:: COLLECTED DATA
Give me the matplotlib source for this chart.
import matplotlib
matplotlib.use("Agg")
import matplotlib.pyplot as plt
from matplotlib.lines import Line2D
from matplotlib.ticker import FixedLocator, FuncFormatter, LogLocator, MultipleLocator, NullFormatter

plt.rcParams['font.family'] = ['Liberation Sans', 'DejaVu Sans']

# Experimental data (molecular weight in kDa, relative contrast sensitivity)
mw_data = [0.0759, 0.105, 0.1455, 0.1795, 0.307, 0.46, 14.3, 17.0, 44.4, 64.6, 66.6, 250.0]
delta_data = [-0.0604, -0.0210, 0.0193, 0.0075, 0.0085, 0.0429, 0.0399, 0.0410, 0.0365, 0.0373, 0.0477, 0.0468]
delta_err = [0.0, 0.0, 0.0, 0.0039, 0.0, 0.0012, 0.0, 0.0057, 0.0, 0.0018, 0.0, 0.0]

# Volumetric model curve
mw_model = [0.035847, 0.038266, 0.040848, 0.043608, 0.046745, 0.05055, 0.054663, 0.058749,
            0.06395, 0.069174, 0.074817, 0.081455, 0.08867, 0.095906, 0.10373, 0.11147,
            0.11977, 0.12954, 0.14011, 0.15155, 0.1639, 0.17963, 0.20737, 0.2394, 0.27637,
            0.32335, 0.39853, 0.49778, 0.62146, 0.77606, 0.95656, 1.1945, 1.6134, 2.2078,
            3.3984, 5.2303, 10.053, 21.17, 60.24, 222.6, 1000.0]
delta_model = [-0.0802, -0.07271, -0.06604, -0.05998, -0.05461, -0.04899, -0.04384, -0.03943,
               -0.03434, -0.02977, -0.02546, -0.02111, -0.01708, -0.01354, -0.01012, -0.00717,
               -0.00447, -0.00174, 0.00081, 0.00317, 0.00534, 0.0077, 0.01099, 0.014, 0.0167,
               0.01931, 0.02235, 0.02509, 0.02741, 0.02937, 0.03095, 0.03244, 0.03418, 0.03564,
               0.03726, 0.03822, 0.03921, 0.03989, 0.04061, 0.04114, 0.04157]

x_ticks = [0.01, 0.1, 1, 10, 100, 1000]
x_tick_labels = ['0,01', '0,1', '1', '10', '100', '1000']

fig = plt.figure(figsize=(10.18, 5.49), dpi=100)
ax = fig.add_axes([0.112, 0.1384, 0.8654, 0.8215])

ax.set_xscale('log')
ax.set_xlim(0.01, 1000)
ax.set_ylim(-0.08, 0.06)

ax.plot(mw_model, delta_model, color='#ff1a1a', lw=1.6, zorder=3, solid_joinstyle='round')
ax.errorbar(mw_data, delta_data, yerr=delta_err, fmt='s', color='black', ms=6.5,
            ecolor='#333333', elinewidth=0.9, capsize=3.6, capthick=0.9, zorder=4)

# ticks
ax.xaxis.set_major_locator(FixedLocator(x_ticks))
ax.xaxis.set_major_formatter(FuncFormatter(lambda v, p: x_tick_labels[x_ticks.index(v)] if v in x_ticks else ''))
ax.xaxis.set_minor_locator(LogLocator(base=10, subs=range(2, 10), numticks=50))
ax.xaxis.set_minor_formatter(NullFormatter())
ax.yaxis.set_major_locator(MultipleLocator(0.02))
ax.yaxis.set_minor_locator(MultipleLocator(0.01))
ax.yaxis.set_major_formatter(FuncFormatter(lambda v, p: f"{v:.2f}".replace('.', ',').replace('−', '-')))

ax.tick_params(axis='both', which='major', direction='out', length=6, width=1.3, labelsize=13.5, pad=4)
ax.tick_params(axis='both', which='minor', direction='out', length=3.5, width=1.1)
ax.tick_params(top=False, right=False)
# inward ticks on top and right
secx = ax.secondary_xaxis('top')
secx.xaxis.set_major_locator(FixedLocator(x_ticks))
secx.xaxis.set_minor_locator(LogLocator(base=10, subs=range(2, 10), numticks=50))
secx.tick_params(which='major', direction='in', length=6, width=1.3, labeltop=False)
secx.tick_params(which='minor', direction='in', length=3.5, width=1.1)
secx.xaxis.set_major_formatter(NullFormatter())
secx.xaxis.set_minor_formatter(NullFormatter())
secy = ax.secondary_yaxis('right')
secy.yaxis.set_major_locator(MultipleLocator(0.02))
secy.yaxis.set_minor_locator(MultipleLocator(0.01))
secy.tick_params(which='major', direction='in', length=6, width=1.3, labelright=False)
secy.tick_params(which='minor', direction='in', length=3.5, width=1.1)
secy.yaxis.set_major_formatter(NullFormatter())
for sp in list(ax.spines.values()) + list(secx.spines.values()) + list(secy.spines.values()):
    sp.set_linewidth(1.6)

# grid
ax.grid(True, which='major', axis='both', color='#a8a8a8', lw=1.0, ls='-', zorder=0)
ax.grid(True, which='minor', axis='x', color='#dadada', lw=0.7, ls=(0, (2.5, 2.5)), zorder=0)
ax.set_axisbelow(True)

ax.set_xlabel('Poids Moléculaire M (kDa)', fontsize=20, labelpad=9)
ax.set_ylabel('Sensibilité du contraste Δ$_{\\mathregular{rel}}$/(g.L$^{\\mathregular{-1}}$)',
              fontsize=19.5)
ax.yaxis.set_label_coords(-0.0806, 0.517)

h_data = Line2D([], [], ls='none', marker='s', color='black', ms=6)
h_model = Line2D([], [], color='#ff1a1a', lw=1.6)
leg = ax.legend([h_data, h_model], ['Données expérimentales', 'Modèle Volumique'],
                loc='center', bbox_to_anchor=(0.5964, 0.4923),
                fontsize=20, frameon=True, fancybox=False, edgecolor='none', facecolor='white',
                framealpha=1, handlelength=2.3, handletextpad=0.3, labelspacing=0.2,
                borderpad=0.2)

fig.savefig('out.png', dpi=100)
::::
## REQUIRED TASK
Working from the material above, retype it in its entirety without change.

## FINAL ANSWER
Give me the matplotlib source for this chart.
import matplotlib
matplotlib.use("Agg")
import matplotlib.pyplot as plt
from matplotlib.lines import Line2D
from matplotlib.ticker import FixedLocator, FuncFormatter, LogLocator, MultipleLocator, NullFormatter

plt.rcParams['font.family'] = ['Liberation Sans', 'DejaVu Sans']

# Experimental data (molecular weight in kDa, relative contrast sensitivity)
mw_data = [0.0759, 0.105, 0.1455, 0.1795, 0.307, 0.46, 14.3, 17.0, 44.4, 64.6, 66.6, 250.0]
delta_data = [-0.0604, -0.0210, 0.0193, 0.0075, 0.0085, 0.0429, 0.0399, 0.0410, 0.0365, 0.0373, 0.0477, 0.0468]
delta_err = [0.0, 0.0, 0.0, 0.0039, 0.0, 0.0012, 0.0, 0.0057, 0.0, 0.0018, 0.0, 0.0]

# Volumetric model curve
mw_model = [0.035847, 0.038266, 0.040848, 0.043608, 0.046745, 0.05055, 0.054663, 0.058749,
            0.06395, 0.069174, 0.074817, 0.081455, 0.08867, 0.095906, 0.10373, 0.11147,
            0.11977, 0.12954, 0.14011, 0.15155, 0.1639, 0.17963, 0.20737, 0.2394, 0.27637,
            0.32335, 0.39853, 0.49778, 0.62146, 0.77606, 0.95656, 1.1945, 1.6134, 2.2078,
            3.3984, 5.2303, 10.053, 21.17, 60.24, 222.6, 1000.0]
delta_model = [-0.0802, -0.07271, -0.06604, -0.05998, -0.05461, -0.04899, -0.04384, -0.03943,
               -0.03434, -0.02977, -0.02546, -0.02111, -0.01708, -0.01354, -0.01012, -0.00717,
               -0.00447, -0.00174, 0.00081, 0.00317, 0.00534, 0.0077, 0.01099, 0.014, 0.0167,
               0.01931, 0.02235, 0.02509, 0.02741, 0.02937, 0.03095, 0.03244, 0.03418, 0.03564,
               0.03726, 0.03822, 0.03921, 0.03989, 0.04061, 0.04114, 0.04157]

x_ticks = [0.01, 0.1, 1, 10, 100, 1000]
x_tick_labels = ['0,01', '0,1', '1', '10', '100', '1000']

fig = plt.figure(figsize=(10.18, 5.49), dpi=100)
ax = fig.add_axes([0.112, 0.1384, 0.8654, 0.8215])

ax.set_xscale('log')
ax.set_xlim(0.01, 1000)
ax.set_ylim(-0.08, 0.06)

ax.plot(mw_model, delta_model, color='#ff1a1a', lw=1.6, zorder=3, solid_joinstyle='round')
ax.errorbar(mw_data, delta_data, yerr=delta_err, fmt='s', color='black', ms=6.5,
            ecolor='#333333', elinewidth=0.9, capsize=3.6, capthick=0.9, zorder=4)

# ticks
ax.xaxis.set_major_locator(FixedLocator(x_ticks))
ax.xaxis.set_major_formatter(FuncFormatter(lambda v, p: x_tick_labels[x_ticks.index(v)] if v in x_ticks else ''))
ax.xaxis.set_minor_locator(LogLocator(base=10, subs=range(2, 10), numticks=50))
ax.xaxis.set_minor_formatter(NullFormatter())
ax.yaxis.set_major_locator(MultipleLocator(0.02))
ax.yaxis.set_minor_locator(MultipleLocator(0.01))
ax.yaxis.set_major_formatter(FuncFormatter(lambda v, p: f"{v:.2f}".replace('.', ',').replace('−', '-')))

ax.tick_params(axis='both', which='major', direction='out', length=6, width=1.3, labelsize=13.5, pad=4)
ax.tick_params(axis='both', which='minor', direction='out', length=3.5, width=1.1)
ax.tick_params(top=False, right=False)
# inward ticks on top and right
secx = ax.secondary_xaxis('top')
secx.xaxis.set_major_locator(FixedLocator(x_ticks))
secx.xaxis.set_minor_locator(LogLocator(base=10, subs=range(2, 10), numticks=50))
secx.tick_params(which='major', direction='in', length=6, width=1.3, labeltop=False)
secx.tick_params(which='minor', direction='in', length=3.5, width=1.1)
secx.xaxis.set_major_formatter(NullFormatter())
secx.xaxis.set_minor_formatter(NullFormatter())
secy = ax.secondary_yaxis('right')
secy.yaxis.set_major_locator(MultipleLocator(0.02))
secy.yaxis.set_minor_locator(MultipleLocator(0.01))
secy.tick_params(which='major', direction='in', length=6, width=1.3, labelright=False)
secy.tick_params(which='minor', direction='in', length=3.5, width=1.1)
secy.yaxis.set_major_formatter(NullFormatter())
for sp in list(ax.spines.values()) + list(secx.spines.values()) + list(secy.spines.values()):
    sp.set_linewidth(1.6)

# grid
ax.grid(True, which='major', axis='both', color='#a8a8a8', lw=1.0, ls='-', zorder=0)
ax.grid(True, which='minor', axis='x', color='#dadada', lw=0.7, ls=(0, (2.5, 2.5)), zorder=0)
ax.set_axisbelow(True)

ax.set_xlabel('Poids Moléculaire M (kDa)', fontsize=20, labelpad=9)
ax.set_ylabel('Sensibilité du contraste Δ$_{\\mathregular{rel}}$/(g.L$^{\\mathregular{-1}}$)',
              fontsize=19.5)
ax.yaxis.set_label_coords(-0.0806, 0.517)

h_data = Line2D([], [], ls='none', marker='s', color='black', ms=6)
h_model = Line2D([], [], color='#ff1a1a', lw=1.6)
leg = ax.legend([h_data, h_model], ['Données expérimentales', 'Modèle Volumique'],
                loc='center', bbox_to_anchor=(0.5964, 0.4923),
                fontsize=20, frameon=True, fancybox=False, edgecolor='none', facecolor='white',
                framealpha=1, handlelength=2.3, handletextpad=0.3, labelspacing=0.2,
                borderpad=0.2)

fig.savefig('out.png', dpi=100)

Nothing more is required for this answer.